13. For all these reasons, we have no manner of doubt that according to Rule 7-A the seniority of Pritam Singh had to be fixed according to his relative seniority in Class II. It is common ground that he was a senior to all the other respondents in that class and, therefore, ordinarily and in normal circumstances there was no reason why in the 1966 list he should not have been shown as senior to the respondents in the list of the Assistant Engineers Class I.
14. There are still two hurdles which Pritam Singh has to cross before a proper writ and direction can be issued under Article 226 of the Constitution to give him the seniority according to his position in Class II leading to consequential promotions or demotions with regard to the respondents in the matter of their higher appointments which they are holding now.
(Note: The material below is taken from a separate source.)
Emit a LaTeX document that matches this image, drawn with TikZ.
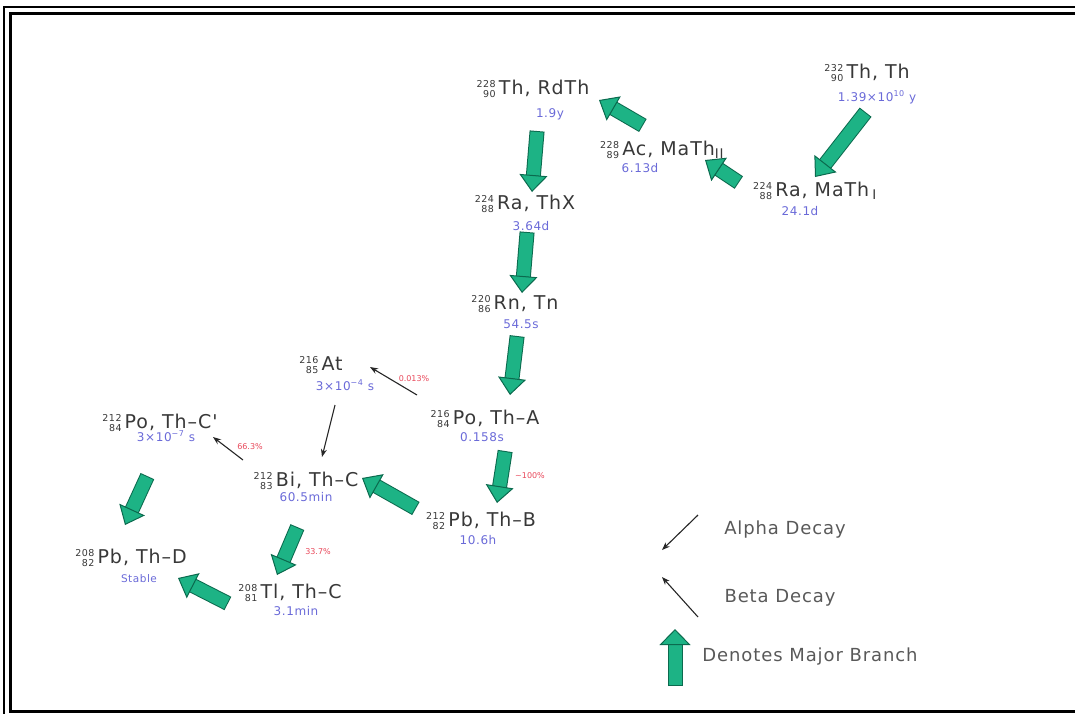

The first is the contention raised on behalf of the appellant that it was under the advice of the Public Service Commission that he was superseded by the respondents for promotion as officiating Assistant Engineer Class I and, therefore, according to the main proviso in Rule 7-A, those members who were promoted earlier to the higher class were to retain their seniority over him. The High Court read this part of the proviso in a way which does not support that contention. According to the High Court it is only when a member or subordinate is promoted substantively earlier than another member or subordinate who is senior to him and who has been passed over on the score of inefficiency that a member or subordinate so promoted, shall take the rank in the higher class. All the respondents other than Pritam Singh were certainly promoted in an officiating capacity as Assistant Engineers Class I before Pritam Singh was promoted as such but they were not promoted in a substantive capacity. The proviso refers only to promotion in a substantive capacity which took place with effect from the same date of all the respondents Including Pritam Singh, viz. September 1, 1956. The decision of the High Court appears to be correct on this point and we do not consider that the case of Pritam Singh was covered by the aforesaid part of the proviso. His being passed over for promotion in an officiating capacity, therefore, cannot be a hurdle to his taking seniority above the others when they were all confirmed on the same date and when he was admittedly senior to them in Class II.
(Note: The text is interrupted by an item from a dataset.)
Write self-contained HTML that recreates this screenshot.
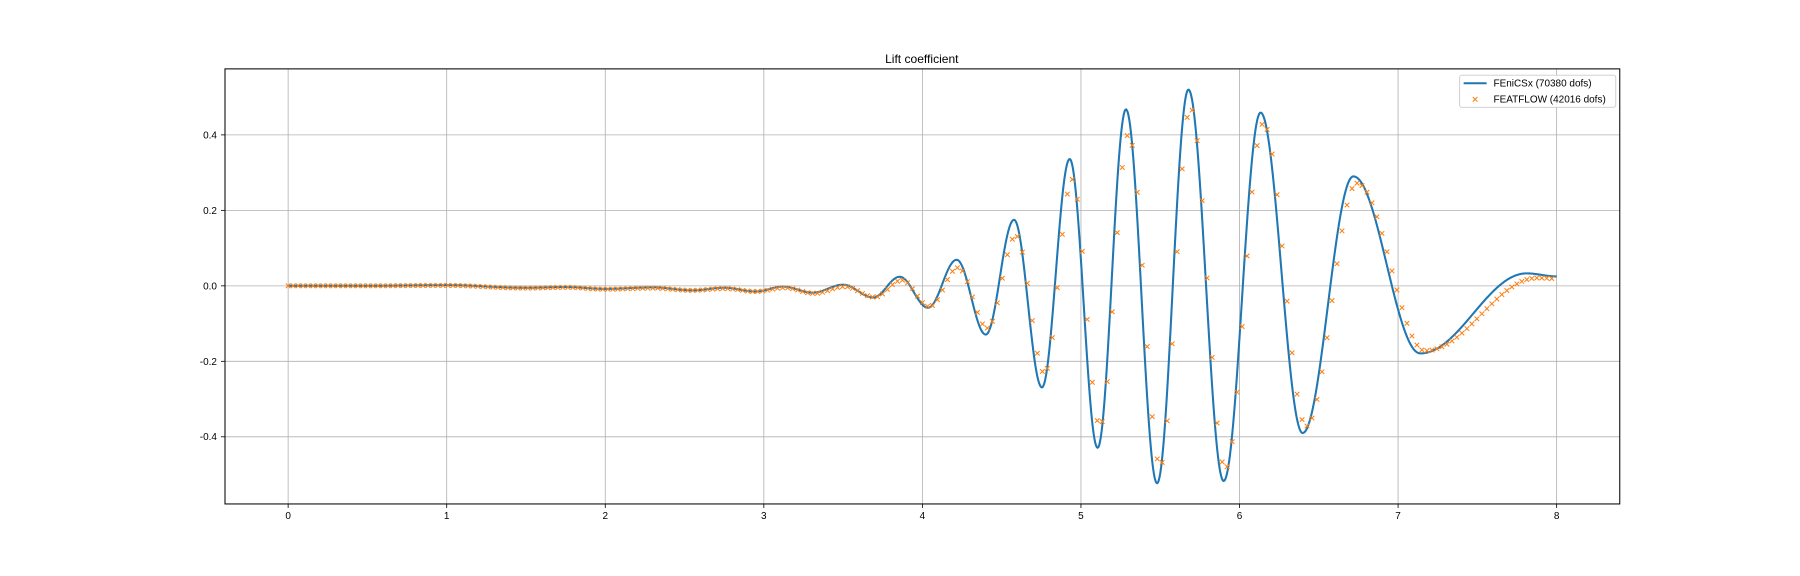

15. The second hurdle seems to be more formidable. It is true as would be apparent from the facts already stated that Pritam Singh made representations against his supersession in July, 1956 for the first time and later on in May, 1957 and July 1958. But all these representations were rejected. After he was promoted and appointed as officiating Executive Engineer in June, 1959, he made another representation on 13-2-1959 which was also rejected. Thereafter, various Respondents out of Respondents Nos. 3 to 17 and Respondent, No. 20 were confirmed as Executive Engineers on different dates from 1961 to 1964. On May, 11, 1965, Respondent No. 16 and Pritam Singh himself were ordered to be confirmed w.e.f January 1, 1965. Only Respondent No. 15 was confirmed by an order dated August 1, 1968 but with effect from December 17, 1963. Pritam Singh took no steps by making any effective representation whatsoever or by filing any petition in the High Court to challenge the confirmation of those respondents who were confirmed by orders made on the various dates from 1961 to 1964, the last order being of April, 22, 1964. The question is whether he would be justified in getting any relief and disturbing the existing state of affairs with regard to those Respondents in respect of whom the orders of confirmation as Executive Engineers were made upto the end of April, 1964. The High Court was not oblivious of the situation but felt that Pritam Singh was justified in thinking that when he would be confirmed the order would take effect from an earlier date as was done in the case of the Respondents who were confirmed in 1961. It seems to us that the High Court did not keep in mind the way these questions were settled in S. G. Jaisinghani v. Union of India, : 65ITR34(SC) . It was found therein that promotees from Class II Grade III to Class I Grade II of the Income-Tax Service were in excess of the prescribed quotas for each of the years 1951 to 1956 and onwards. These promotees had been illegally promoted and the appellant in that case was held entitled to writ in the nature of mandamus that his seniority and that of the other officers similarly placed like him should be readjusted and a fresh seniority list be prepared in accordance with law keeping in view the quota rule. It was added:
We, however, wish to make it clear that this order will not affect such Class II officers who have been appointed permanently as Assistant Commissioners of Income-Tax. But this order will apply to all other officers including those who have been appointed Assistant Commissioners of Income Tax provisionally pursuant to the orders of the High Court.
16. Therefore, even though under the rules, Pritam Singh is entitled to be declared senior to the Respondents, no direction or writ in the exercise of discretion should be so issued as to disturb the seniority of those Respondents who were confirmed as Executive Engineers by orders made up to the end of April 1964. As regards Respondents Nos. 15 and 16 the orders of their confirmation as Executive Engineers were either made on the same date as in respect of Pritam Singh or subsequent to him in 1968. Therefore, the only relief which can be given to him is that he will be treated as senior to them or to any others who were similarly promoted and confirmed in the matter of further promotions and appointments. To that extent alone his petition under Article 226 can be allowed. The judgment of the High Court shall stand accordingly modified and an appropriate writ or direction shall issue in terms of our judgment. Costs shall be paid in accordance with the previous order of this Court, dated March 9, 1970.